# Uniform

• Oct 10th 2008, 02:21 PM
brd_7
Uniform
Let X have the uniform distribution (0,2) and let the conditional distribution of Y given X=x be uniform on (0,x^2).

a) Find the condition expectation and variance of Y given X=x. USe these to find the marginal expectation and variance of Y...

Many thanks
• Oct 10th 2008, 03:26 PM
mr fantastic
Quote:

Originally Posted by brd_7
Let X have the uniform distribution (0,2) and let the conditional distribution of Y given X=x be uniform on (0,x^2).

a) Find the condition expectation and variance of Y given X=x. USe these to find the marginal expectation and variance of Y...

Many thanks

The pdf of X is $\displaystyle f_X(x) = \frac{1}{2}$ for $\displaystyle 0 \leq x \leq 2$ and zero elsewhere.

The conditional distribution of Y given X = x is $\displaystyle f_Y(y | x) = \frac{1}{x^2}$ for $\displaystyle 0 \leq y \leq x^2$ and zero elsewhere.

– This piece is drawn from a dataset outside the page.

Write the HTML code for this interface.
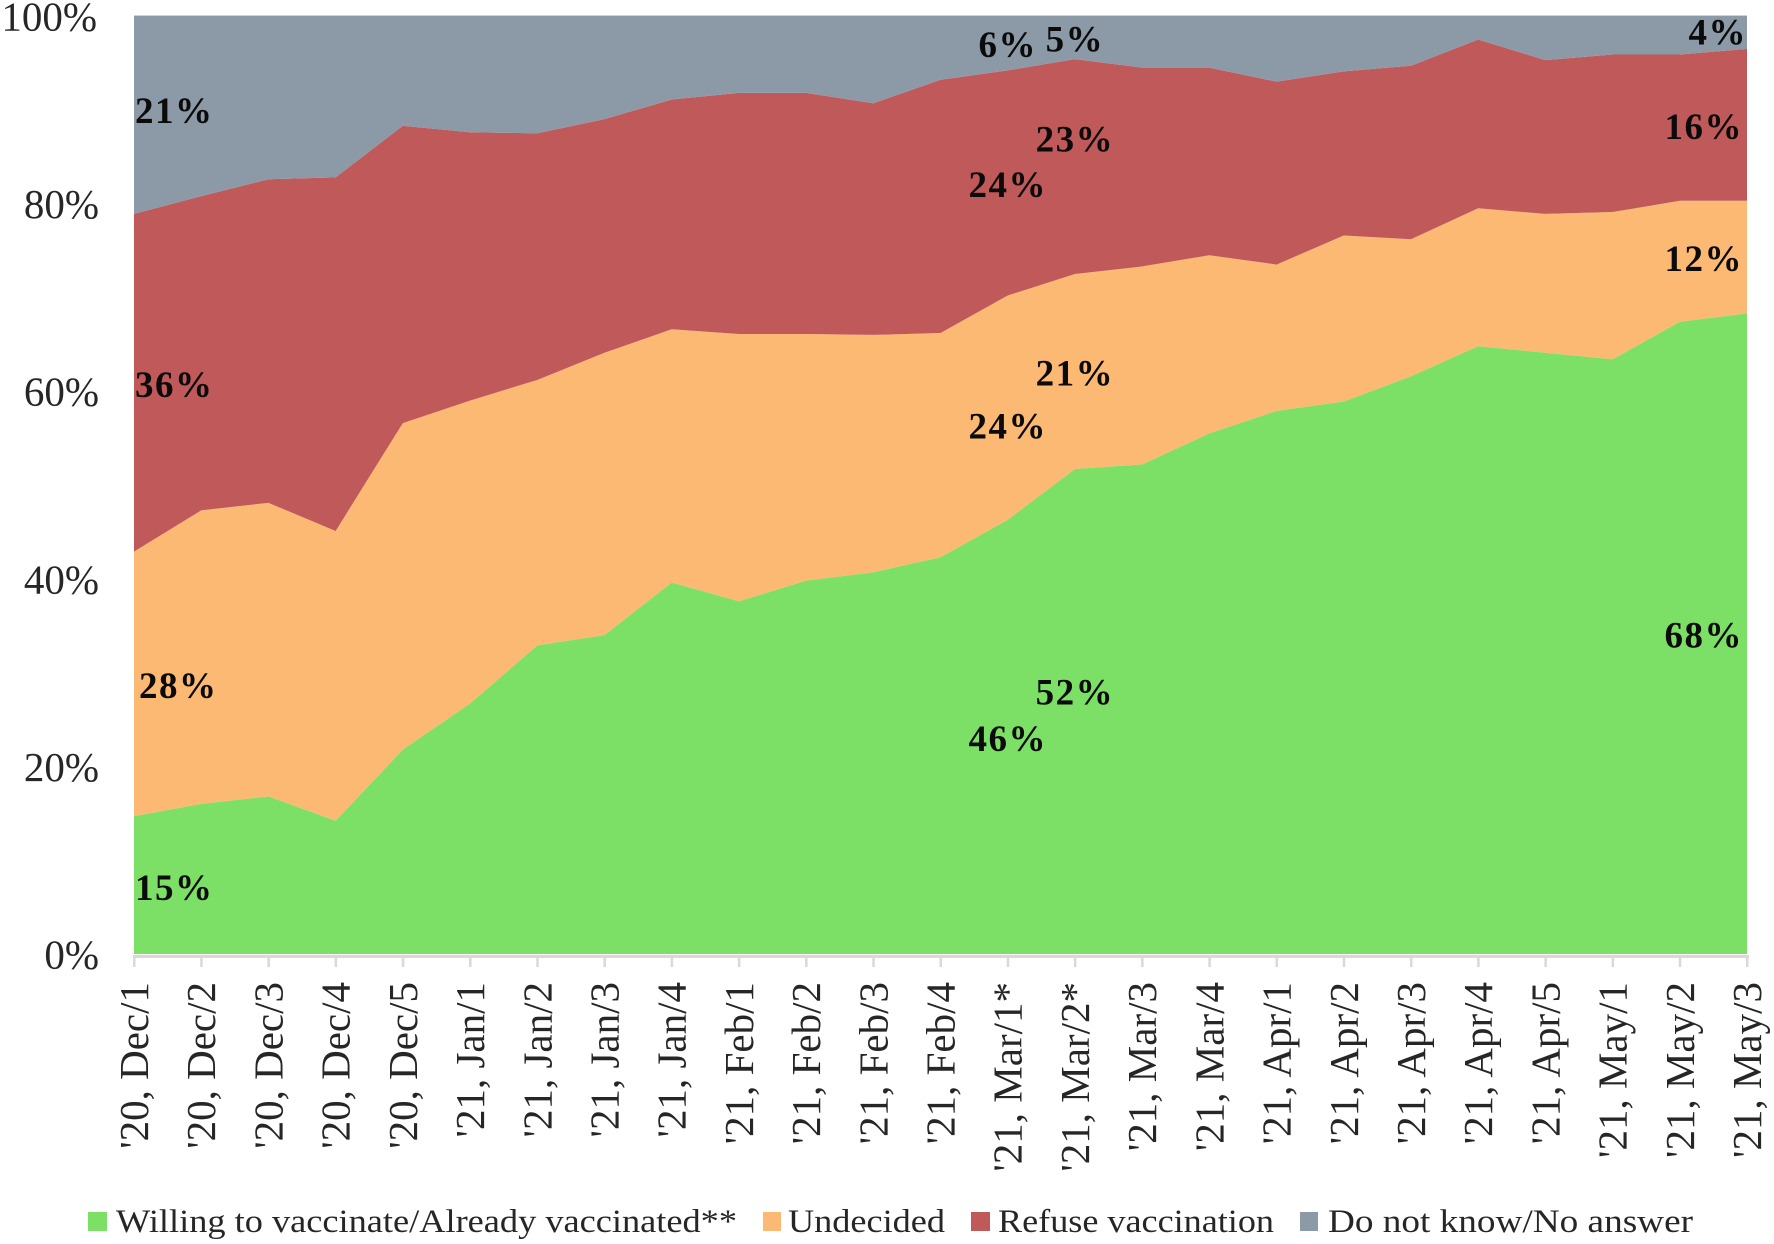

Now apply the standard definitions and do the necessary calculations:

$\displaystyle E(Y | X = x) = \int_0^{x^2} y \, f_Y(y | x) \, dy$.

$\displaystyle E(Y^2 | X = x) = \int_0^{x^2} y^2 \, f_Y(y | x) \, dy$.

$\displaystyle Var(Y | X = x) = E(Y^2 | X = x) - [E(Y | X = x)]^2$.

$\displaystyle E(Y) = E[E(Y | X = x)] = \int_{-\infty}^{+\infty} E(Y | X = x) \, f_X(x) \, dx = \int_0^2 E(Y | X = x) \, \frac{1}{2} \, dx$.

To get Var(Y), read this: Law of total variance - Wikipedia, the free encyclopedia and do the necessary computation.
• Oct 11th 2008, 03:00 AM
brd_7
Ive got it all upto the Variance of Y.. Ive got an example thats with numbers, but i cant seem to figure out what to do, and its especially confusing because of it being a uniform distribution.. Any ideas?

And i just need to do the Var(Y) now..
• Oct 11th 2008, 01:19 PM
mr fantastic
Quote:

Originally Posted by brd_7
Ive got it all upto the Variance of Y.. Ive got an example thats with numbers, but i cant seem to figure out what to do, and its especially confusing because of it being a uniform distribution.. Any ideas?

And i just need to do the Var(Y) now..

To save the wheel getting re-invented, if you give all your answers (with working would be ideal) it will be easier to show how to get the variance.
• Oct 11th 2008, 02:42 PM
brd_7
Sorry, i did write down the answers, but realised they were wrong, made a careless mistake. Anyway.. I got the following..

x^2/2

x^4/3

x^4/12

1/3

With just Var(Y) to work out..

Many Thanks
• Oct 11th 2008, 06:51 PM
mr fantastic
Quote:

Originally Posted by brd_7
Sorry, i did write down the answers, but realised they were wrong, made a careless mistake. Anyway.. I got the following..

x^2/2

x^4/3

x^4/12

1/3

With just Var(Y) to work out..

Many Thanks

So you need to calculate $\displaystyle E[Var(Y | X)] = E\left[\frac{X^4}{12}\right]$ and $\displaystyle Var[E(Y | X)] = Var\left[ \frac{X^2}{2}\right]$.

$\displaystyle E\left[\frac{X^4}{12}\right] = \int_0^2 \left( \frac{x^4}{12}\right) \left(\frac{1}{2} \right) \, dx$.

$\displaystyle Var\left[ \frac{X^2}{2}\right]$:

You need the pdf of $\displaystyle U = \frac{X^2}{2}$. This can be got by calculating G(u), the cdf of U. Then $\displaystyle g(u) = \frac{dG}{du}$, where g(u) is the pdf of U.

Then $\displaystyle Var \left[ \frac{X^2}{2}\right] = Var (U) = E(U^2) - [E(U)]^2$.

$\displaystyle G(u) = \Pr(U < u) = \Pr\left( \frac{X^2}{2} < u\right) = \Pr( -\sqrt{2u} < X < \sqrt{2u}) = \Pr(0 < X < \sqrt{2u})$ since $\displaystyle 0 \leq x \leq 2$

$\displaystyle = \int_0^{\sqrt{2u}} \frac{1}{2} \, dx = \, ....$ for $\displaystyle 0 \leq u \leq 2$.

Therefore $\displaystyle g(u) = \frac{dG}{du} = \, .....$ for $\displaystyle 0 \leq u \leq 2$ and zero elsewhere.